Dataset section:

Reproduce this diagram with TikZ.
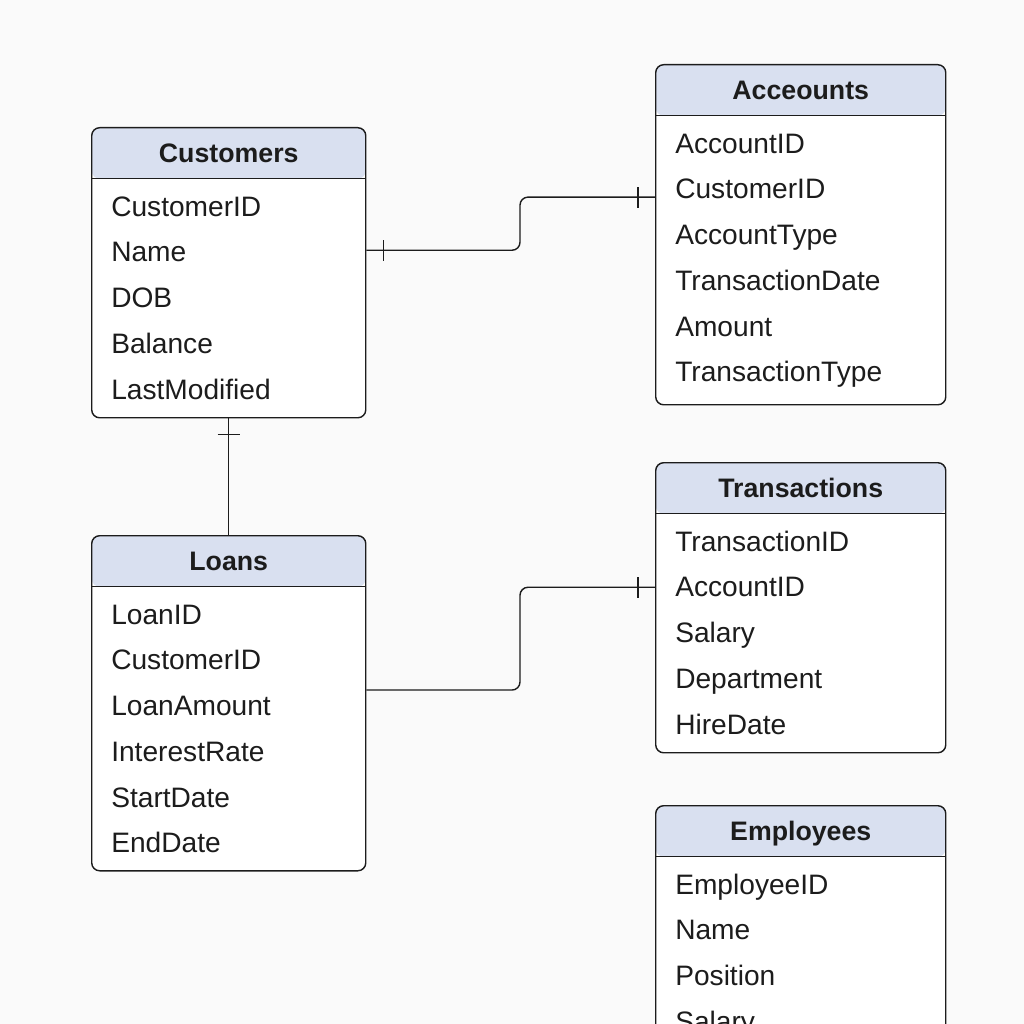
\documentclass[tikz,border=0pt]{standalone}
\usepackage{fontspec}
\setmainfont{Liberation Sans}
\usetikzlibrary{calc}

\definecolor{headblue}{HTML}{D9E0F0}
\definecolor{pagegray}{HTML}{FAFAFA}
\definecolor{inkdark}{HTML}{1C1C1C}

\begin{document}
\begin{tikzpicture}[x=0.025cm, y=-0.025cm,
        tablebox/.style={draw=inkdark, line width=1pt, fill=white, rounded corners=0.2cm,
            anchor=north west, inner sep=0pt,
            path picture={
                \fill[headblue] (path picture bounding box.north west) rectangle ([yshift=-1.275cm]path picture bounding box.north east);
                \draw[inkdark, line width=1pt] ([yshift=-1.275cm]path picture bounding box.north west) -- ([yshift=-1.275cm]path picture bounding box.north east);}},
        headtext/.style={font=\bfseries\fontsize{19}{22}\selectfont, text=inkdark, anchor=base, inner sep=0pt},
        rowtext/.style={font=\fontsize{20}{24}\selectfont, text=inkdark, anchor=base west, inner sep=0pt},
        relline/.style={draw=inkdark, line width=1pt, rounded corners=0.2cm},
        tickmark/.style={draw=inkdark, line width=1.2pt}]

    % page
    \useasboundingbox (0,0) rectangle (1024,1024);
    \fill[pagegray] (0,0) rectangle (1024,1024);
    \clip (0,0) rectangle (1024,1024);

    % tables
    \foreach \nm/\x/\y/\w/\h/\title/\rows in {
            cust/91/127/6.85/7.25/Customers/{CustomerID,Name,DOB,Balance,LastModified},
            acc/655/64/7.25/8.5/Acceounts/{AccountID,CustomerID,AccountType,TransactionDate,Amount,TransactionType},
            tran/655/462/7.25/7.25/Transactions/{TransactionID,AccountID,Salary,Department,HireDate},
            loan/91/535/6.85/8.375/Loans/{LoanID,CustomerID,LoanAmount,InterestRate,StartDate,EndDate},
            emp/655/805/7.25/10/Employees/{EmployeeID,Name,Position,Salary}}
    {
        \node[tablebox, minimum width=\w cm, minimum height=\h cm] (\nm) at (\x,\y) {};
        \node[headtext] (\nm-head) at ([yshift=-0.875cm]\nm.north) {\title};
        \foreach \r [count=\i] in \rows
            \node[rowtext] (\nm-\i) at ([xshift=0.5cm, yshift={-2.225cm-(\i-1)*1.144cm}]\nm.north west) {\r};
    }

    % end points of the links
    \coordinate (custR) at ($(cust.east |- cust-2)+(0,-2)$);
    \coordinate (accL) at ($(acc.west |- acc-2)+(0,8)$);
    \coordinate (bendA) at ($(accL)+(-135,0)$);
    \coordinate (loanR) at ($(loan.east |- loan-3)+(0,-16)$);
    \coordinate (tranL) at (tran.west |- tran-2);
    \coordinate (bendB) at ($(tranL)+(-135,0)$);

    % links
    \draw[relline] (custR) -| (bendA) -- (accL);
    \draw[relline] (cust.south) -- (loan.north);
    \draw[relline] (loanR) -| (bendB) -- (tranL);

    % one-side marks
    \draw[tickmark] ($(custR)+(17,-10)$) -- ++(0,21);
    \draw[tickmark] ($(accL)+(-17,-10)$) -- ++(0,21);
    \draw[tickmark] ($(tranL)+(-17,-10)$) -- ++(0,21);
    \draw[tickmark] ($(cust.south)+(-11,16)$) -- ++(22,0);

\end{tikzpicture}
\end{document}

Problem to solve:
Every line above should be returned word for word, with the pictures left behind.

Finished exercise:
Reproduce this diagram with TikZ.
\documentclass[tikz,border=0pt]{standalone}
\usepackage{fontspec}
\setmainfont{Liberation Sans}
\usetikzlibrary{calc}

\definecolor{headblue}{HTML}{D9E0F0}
\definecolor{pagegray}{HTML}{FAFAFA}
\definecolor{inkdark}{HTML}{1C1C1C}

\begin{document}
\begin{tikzpicture}[x=0.025cm, y=-0.025cm,
        tablebox/.style={draw=inkdark, line width=1pt, fill=white, rounded corners=0.2cm,
            anchor=north west, inner sep=0pt,
            path picture={
                \fill[headblue] (path picture bounding box.north west) rectangle ([yshift=-1.275cm]path picture bounding box.north east);
                \draw[inkdark, line width=1pt] ([yshift=-1.275cm]path picture bounding box.north west) -- ([yshift=-1.275cm]path picture bounding box.north east);}},
        headtext/.style={font=\bfseries\fontsize{19}{22}\selectfont, text=inkdark, anchor=base, inner sep=0pt},
        rowtext/.style={font=\fontsize{20}{24}\selectfont, text=inkdark, anchor=base west, inner sep=0pt},
        relline/.style={draw=inkdark, line width=1pt, rounded corners=0.2cm},
        tickmark/.style={draw=inkdark, line width=1.2pt}]

    % page
    \useasboundingbox (0,0) rectangle (1024,1024);
    \fill[pagegray] (0,0) rectangle (1024,1024);
    \clip (0,0) rectangle (1024,1024);

    % tables
    \foreach \nm/\x/\y/\w/\h/\title/\rows in {
            cust/91/127/6.85/7.25/Customers/{CustomerID,Name,DOB,Balance,LastModified},
            acc/655/64/7.25/8.5/Acceounts/{AccountID,CustomerID,AccountType,TransactionDate,Amount,TransactionType},
            tran/655/462/7.25/7.25/Transactions/{TransactionID,AccountID,Salary,Department,HireDate},
            loan/91/535/6.85/8.375/Loans/{LoanID,CustomerID,LoanAmount,InterestRate,StartDate,EndDate},
            emp/655/805/7.25/10/Employees/{EmployeeID,Name,Position,Salary}}
    {
        \node[tablebox, minimum width=\w cm, minimum height=\h cm] (\nm) at (\x,\y) {};
        \node[headtext] (\nm-head) at ([yshift=-0.875cm]\nm.north) {\title};
        \foreach \r [count=\i] in \rows
            \node[rowtext] (\nm-\i) at ([xshift=0.5cm, yshift={-2.225cm-(\i-1)*1.144cm}]\nm.north west) {\r};
    }

    % end points of the links
    \coordinate (custR) at ($(cust.east |- cust-2)+(0,-2)$);
    \coordinate (accL) at ($(acc.west |- acc-2)+(0,8)$);
    \coordinate (bendA) at ($(accL)+(-135,0)$);
    \coordinate (loanR) at ($(loan.east |- loan-3)+(0,-16)$);
    \coordinate (tranL) at (tran.west |- tran-2);
    \coordinate (bendB) at ($(tranL)+(-135,0)$);

    % links
    \draw[relline] (custR) -| (bendA) -- (accL);
    \draw[relline] (cust.south) -- (loan.north);
    \draw[relline] (loanR) -| (bendB) -- (tranL);

    % one-side marks
    \draw[tickmark] ($(custR)+(17,-10)$) -- ++(0,21);
    \draw[tickmark] ($(accL)+(-17,-10)$) -- ++(0,21);
    \draw[tickmark] ($(tranL)+(-17,-10)$) -- ++(0,21);
    \draw[tickmark] ($(cust.south)+(-11,16)$) -- ++(22,0);

\end{tikzpicture}
\end{document}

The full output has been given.